BLANK TIMES
Interbeat – 2012
Dopo un album acustico (Becoming invisible) e uno sperimentale (Below the Line), Fausto Rossi torna con un lavoro più canonico, Blank Times. Dieci tracce, in prevalenza rock ballads in forma verse-chorus, con testi in parte in italiano, in parte in inglese (talvolta le due lingue sono compresenti all’interno dello stesso brano).
Il plurilinguismo dell’album non desta certo stupore. L’autore nel corso della sua lunga attività ha spesso vagliato varie forme linguistiche, musicali o verbali, per esprimere il multiforme mondo interiore, e d’altronde l’inglese non è per lui una novità: tale scelta ricorse già in Love Story del 1985, ma anche più recentemente in Becoming invisible.
La lingua inglese affascina Fausto Rossi per il suo ampio vocabolario (è la prima lingua al mondo in quanto a ricchezza di vocaboli), ma l’italiano non può essere assolutamente abbandonato, almeno per non eliminare “il gusto di scrivere canzoni che possono nascere di getto – come egli stesso ha dichiarato nell’intervista rilasciata a Lamette nel 2010 – in cui testo e musica appaiono insieme”.
La struttura armonica dei brani è piuttosto comune, siamo in territorio pienamente rock. Gli arrangiamenti sono puliti ed essenziali, con qualche oculato inserto elettronico. L’album non si mette in evidenza per sperimentazione o ricerca, ma per la profondità dei suoi contenuti, espressi principalmente per mezzo del timbro vocale tormentato e fragile, con un tono molto meno irriverente e derisorio che in passato, ma più distaccato e perentorio.
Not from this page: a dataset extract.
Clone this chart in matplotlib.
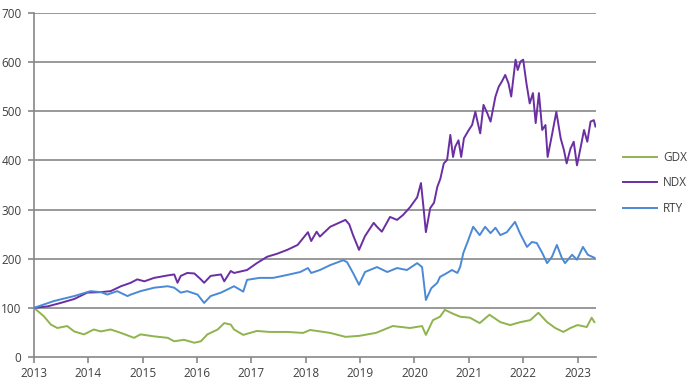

Blank Times è un disco intimista, esistenzialista, nichilista. Il campo semantico si stringe intorno alle stelle, ai sogni, alla notte, al linguaggio. Il sogno è la dimensione in cui l’uomo può sentirsi sicuro, appartato. Il mondo reale è il luogo da cui attingono i sogni, ma la discrepanza è vertiginosa e il ritorno dal sogno alla veglia provoca sofferenza, pena. Si avverte uno scontro dialettico tra due sensazioni divergenti, il tepore rassicurante del sogno e della collina (il riferimento autobiografico è alla sua amata casa in collina) e la desolante vacuità e incertezza della mondanità. I momenti dell’album sono scanditi da movimenti ascendenti o discendenti dello sguardo, verso le stelle (Tu non lo sai, Stars) o verso il suolo (Il vostro mondo, Down down down), a contemplare rispettivamente l’immensità e la caducità della vita e del mondo.
L’io narrante si rivolge spesso a un Voi impersonale (Il vostro mondo, Non vi ho creduto mai), enfatizzando una frattura tra l’individuo e il sistema sociale di regole, di norme di condotta, dettate da una comunità a cui non sente di appartenere. Si avverte un certo distacco da parte dell’autore nell’affrontare certi temi, talvolta per prendere le distanze dall’oggetto del suo discorso, talvolta perché costretto dall’ineffabilità e impenetrabilità che ammanta l’esistenza. Il tono perentorio e sicuro del suo enunciare non deve ingannare circa la reale capacità che i versi hanno di esprimere la complessità dell’animo umano e dell’esistere. “Non posso spiegare solitudine e dolore/ come potrei parlare della moltitudine interiore […] Posso sentire me stesso/ ma non sono sicuro circa il dove e il quando […] Come potrei spiegare/ il futuro nei miei occhi” (tradotto dall’ottava traccia, Can’t Explain).
Siamo al limite dell’incomunicabilità, ma ciò non induce l’autore a una rinuncia, anzi, è portato a sentire una maggiore urgenza di espressione. Il perché del ricorso alla forma canzone, dunque scrivere e cantare i suoi versi, lo spiega egli stesso, forse lo ribadisce, nell’ottimo I Write Aloud: “Scrivo ad alta voce perché a fatica riesco a sentire me stesso/ […] Ad alta voce, perché ho paura di ciò che scrivo; la paura inventa il futuro/ Scrivo ad alta voce perché la paura si trasformi in una farfalla gioiosa/ Perché questo mondo sia erotico.”
Fausto Rossi conferisce alla musica un alto valore, per questo decide di agire in musica, ed è per noi una gran fortuna: senza questa sua fiducia non avremmo uno dei massimi artisti che la musica italiana ha conosciuto negli ultimi quarant’anni.